Dopo le fatiche del terzo giorno di cammino ci si prepara all’ultimo giorno di marcia… siamo in Francia, al Refuge du Viso.
Quarto giorno
Al mattino, fiduciosi, ritentiamo una levataccia con ragione: dalla finestra intravediamo infatti un cielo stellato, la luna e, sorpresa, una prima spolverata di neve sui monti. Ci vestiamo e usciamo a fare le foto, cercando innanzitutto la “faccia francese” del Re di Pietra. In realtà il Monviso non si trova sullo spartiacque della catena alpina che segna il confine fra Italia e Francia, bensì su quello secondario che separa la Valle Varaita dalla Valle Po. Tutte le sue creste e pareti sono perciò in territorio italiano. Ma c’è una parete che, benché italiana, dall’Italia non si vede: è la Nord-Ovest, la più severa ed appartata del Monviso, con il suo vertiginoso scivolo di rocce e neve, dove il ghiacciaio pensile del Triangolo sta sospeso a ridosso del maestoso Dado di Vallanta. Questa faccia guarda verso la valle del Guil, nel Queyras, ed è proprio quella che si staglia ora di fronte a noi, mentre la notte sta pian piano cedendo il passo al giorno. Con la luce incipiente, la neve ed il ghiacciaio sul Re di Pietra assumono surreali sfumature azzurrognole. La fredda aria mattutina sposta già verso questo poderoso gigante qualche nuvoletta. E’ davvero maestoso il Re di questo regno di silenzio intervallato dal soffiare del vento, affiancato dai suoi rocciosi ed aspri scudieri-satelliti. Ogni pietra qui sta al suo posto da tempo immemore.

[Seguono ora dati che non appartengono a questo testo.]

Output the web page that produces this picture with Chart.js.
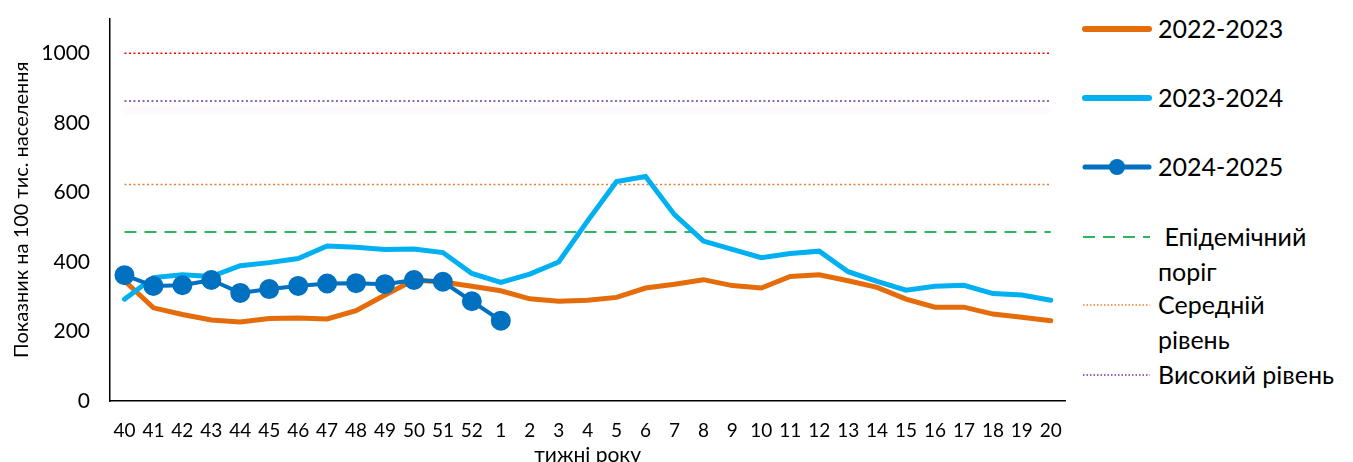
<!DOCTYPE html>
<html lang="uk">
<head>
<meta charset="utf-8">
<script src="https://cdn.jsdelivr.net/npm/chart.js@4/dist/chart.umd.min.js"></script>
<style>
  html, body { margin: 0; padding: 0; background: #fff; overflow: hidden; }
  #wrap { position: relative; width: 1353px; height: 462px; overflow: hidden; font-family: Lato, "Open Sans", sans-serif; }
  #chart-box { position: absolute; left: 0; top: -14px; width: 1080px; height: 482px; }
  #legend { position: absolute; left: 1082px; top: 0; width: 271px; height: 462px; }
  .item { position: absolute; left: 0; display: flex; align-items: flex-start; }
  .item svg { flex: none; }
  .item span { font-size: 25px; line-height: 35px; color: #000; margin-left: 6px; white-space: nowrap; }
</style>
</head>
<body>
<div id="wrap">
  <div id="chart-box"><canvas id="flu-chart"></canvas></div>
  <div id="legend"></div>
</div>
<script>
// тижні епідсезону
const weeks = ["40","41","42","43","44","45","46","47","48","49","50","51","52",
  "1","2","3","4","5","6","7","8","9","10","11","12","13","14","15","16","17","18","19","20"];

const season2022 = [346, 268, 249, 233, 227, 237, 239, 236, 260, 305, 348, 342, 330,
  317, 294, 287, 290, 298, 325, 336, 349, 332, 325, 358, 363, 346, 327, 293, 270, 270, 250, 241, 231];
const season2023 = [293, 355, 363, 358, 389, 398, 410, 446, 442, 436, 437, 427, 367,
  341, 365, 400, 518, 631, 646, 536, 460, 436, 412, 424, 431, 372, 344, 319, 330, 333, 309, 305, 290];
const season2024 = [362, 331, 333, 348, 311, 322, 331, 338, 339, 336, 348, 343, 287, 231];

// порогові рівні
const epidemicLevel = 486;
const mediumLevel = 623;
const highLevel = 863;
const veryHighLevel = 1000;

const yTicks = [0, 200, 400, 600, 800, 1000];

const flat = (v) => weeks.map(() => v);

const seriesStyle = [
  { label: "2022-2023", color: "#E46C0A", kind: "line" },
  { label: "2023-2024", color: "#00B0F0", kind: "line" },
  { label: "2024-2025", color: "#0070C0", kind: "marker" },
  { label: "Епідемічний поріг", color: "#2DB55D", kind: "dash" },
  { label: "Середній рівень", color: "#ED7D31", kind: "dot" },
  { label: "Високий рівень", color: "#7030A0", kind: "dot" },
];

// тінь під лінією високого рівня
const shadowPlugin = {
  id: "highShadow",
  beforeDatasetDraw(chart, args) {
    if (chart.data.datasets[args.index].label === "Високий рівень") {
      const ctx = chart.ctx;
      ctx.save();
      ctx.shadowColor = "rgba(112, 48, 160, 0.3)";
      ctx.shadowBlur = 5;
      ctx.shadowOffsetY = 9;
    }
  },
  afterDatasetDraw(chart, args) {
    if (chart.data.datasets[args.index].label === "Високий рівень") {
      chart.ctx.restore();
    }
  },
};

document.addEventListener("DOMContentLoaded", () => {
  const ctx = document.getElementById("flu-chart").getContext("2d");
  new Chart(ctx, {
    type: "line",
    data: {
      labels: weeks,
      datasets: [
        {
          label: "2024-2025",
          data: season2024,
          borderColor: "#0070C0",
          backgroundColor: "#0070C0",
          borderWidth: 4,
          pointRadius: 8,
          pointHoverRadius: 8,
          pointBackgroundColor: "#0070C0",
          pointBorderColor: "#0070C0",
          tension: 0,
        },
        {
          label: "2023-2024",
          data: season2023,
          borderColor: "#00B0F0",
          borderWidth: 5,
          pointRadius: 0,
          borderCapStyle: "round",
          tension: 0,
        },
        {
          label: "2022-2023",
          data: season2022,
          borderColor: "#E46C0A",
          borderWidth: 5,
          pointRadius: 0,
          borderCapStyle: "round",
          tension: 0,
        },
        {
          label: "Епідемічний поріг",
          data: flat(epidemicLevel),
          borderColor: "#2DB55D",
          borderWidth: 2,
          borderDash: [12, 8],
          pointRadius: 0,
        },
        {
          label: "Середній рівень",
          data: flat(mediumLevel),
          borderColor: "#ED7D31",
          borderWidth: 1.5,
          borderDash: [2, 2.5],
          pointRadius: 0,
        },
        {
          label: "Високий рівень",
          data: flat(highLevel),
          borderColor: "#7030A0",
          borderWidth: 1.5,
          borderDash: [2, 2.5],
          pointRadius: 0,
        },
        {
          label: "Дуже високий рівень",
          data: flat(veryHighLevel),
          borderColor: "#FF0000",
          borderWidth: 1.5,
          borderDash: [2, 2.5],
          pointRadius: 0,
        },
      ],
    },
    options: {
      responsive: true,
      maintainAspectRatio: false,
      animation: false,
      layout: { padding: { top: 0, right: 3, left: 0, bottom: 0 } },
      plugins: {
        legend: { display: false },
        tooltip: { enabled: false },
      },
      scales: {
        x: {
          offset: true,
          grid: { display: false, drawTicks: false },
          border: { display: true, color: "#000", width: 1.5 },
          ticks: {
            color: "#000",
            padding: 18,
            autoSkip: false,
            maxRotation: 0,
            font: { family: "Lato", size: 19 },
          },
          title: {
            display: true,
            text: "тижні року",
            color: "#000",
            padding: { top: 0, bottom: 0 },
            font: { family: "Lato", size: 21 },
          },
          afterFit: (scale) => { scale.height = 67; },
        },
        y: {
          min: 0,
          max: 1100,
          grid: { display: false, drawTicks: false },
          border: { display: true, color: "#000", width: 1.5 },
          afterBuildTicks: (scale) => {
            scale.ticks = yTicks.map((v) => ({ value: v }));
          },
          ticks: {
            color: "#000",
            padding: 20,
            font: { family: "Lato", size: 21 },
            callback: (v) => String(v),
          },
          title: {
            display: true,
            text: "Показник на 100 тис. населення",
            color: "#000",
            padding: { top: 10, bottom: 0 },
            font: { family: "Lato", size: 20 },
          },
          afterFit: (scale) => { scale.width = 110; },
        },
      },
    },
    plugins: [shadowPlugin],
  });

  // легенда праворуч
  const legend = document.getElementById("legend");
  const rows = [
    { top: 11, lines: ["2022-2023"] },
    { top: 80, lines: ["2023-2024"] },
    { top: 149, lines: ["2024-2025"] },
    { top: 219, lines: ["&nbsp;Епідемічний", "поріг"] },
    { top: 287, lines: ["Середній", "рівень"] },
    { top: 357, lines: ["Високий рівень"] },
  ];
  rows.forEach((row, i) => {
    const s = seriesStyle[i];
    let sample = "";
    if (s.kind === "line") {
      sample = `<line x1="3" y1="18" x2="67" y2="18" stroke="${s.color}" stroke-width="6" stroke-linecap="round"/>`;
    } else if (s.kind === "marker") {
      sample = `<line x1="3" y1="18" x2="67" y2="18" stroke="${s.color}" stroke-width="5" stroke-linecap="round"/>
        <circle cx="35" cy="18" r="8" fill="${s.color}"/>`;
    } else if (s.kind === "dash") {
      sample = `<line x1="1" y1="18" x2="68" y2="18" stroke="${s.color}" stroke-width="2" stroke-dasharray="12 8"/>`;
    } else {
      sample = `<line x1="1" y1="18" x2="68" y2="18" stroke="${s.color}" stroke-width="1.5" stroke-dasharray="1.5 2"/>`;
    }
    const div = document.createElement("div");
    div.className = "item";
    div.style.top = row.top + "px";
    div.innerHTML = `<svg width="70" height="35">${sample}</svg><span>${row.lines.join("<br>")}</span>`;
    legend.appendChild(div);
  });
});
</script>
</body>
</html>
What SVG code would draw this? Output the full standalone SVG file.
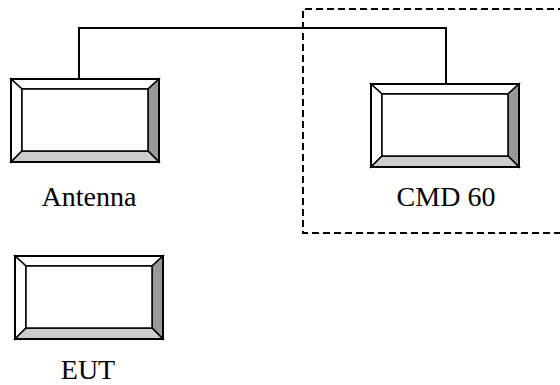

Il titanico Dado di Vallanta giace nella sua possente orizzontalità sulla cima del Sovrano, alla stregua di un’ancestrale corona.Tutto questo incute in noi rispetto, soggezione ed ammirazione, lasciandoci in contemplazione quasi senza fiato. E’ di nuovo ora di partire. Lasciamo il rifugio Viso alle nostre spalle e procediamo in direzione del Monviso e dell’Italia, seguendo un sentiero che va ad attraversare il torrente Guil e che poi sale fino al piccolo Lac Lestio, posto in una bella conca dominata dalla cresta di Punta Roma. La prima brina ingioiella i fili d’erba e gli sparuti fiori, facendoli brillare ai raggi di un sole timido. La luna giganteggia ancora dietro di noi. Costeggiamo il lago ed iniziamo a salire su pietraia e placche inclinate, fino a raggiungere il Passo di Vallanta. Fa freddo. Il profilo conico del monte Losetta torreggia sulla nostra destra, mentre di fronte il Monviso è sempre più vicino e già si intravede alla sua sinistra la sagoma aguzza del Visolotto. Scendiamo dal colle verso il
vallone di Vallanta, lungo un sentiero tracciato su una cengia verdeggiante, che contrasta con il cupo grigio della roccia scura dell’aspra parete occidentale del Monviso alla nostra sinistra. Un bizzarro laghetto ai piedi del Re pare colmare una sorta di piccolo cratere. Davanti a noi si scorgono già il rifugio Vallanta ed il bacino artificiale del Lago Bealera Founsa. Oltrepassiamo il rifugio, la cui sagoma ricorda quella della parete Ovest del Re di Pietra. Le Cadreghe di Viso, dalla singolare forma, sono rivestite da un velo di neve.
Pian piano ridiscendiamo il Vallone di Vallanta fino a Castello; le ginocchia sono messe a dura prova da questa lunga discesa, pur con l’aiuto delle racchette. Il peso dello zaino, passato il secondo giorno, è decisamente più tollerabile. Percorriamo il sentiero con la triste consapevolezza che questo splendido giro sta per finire, ma con la felice constatazione che il suo ricordo resterà per sempre vivo dentro di noi.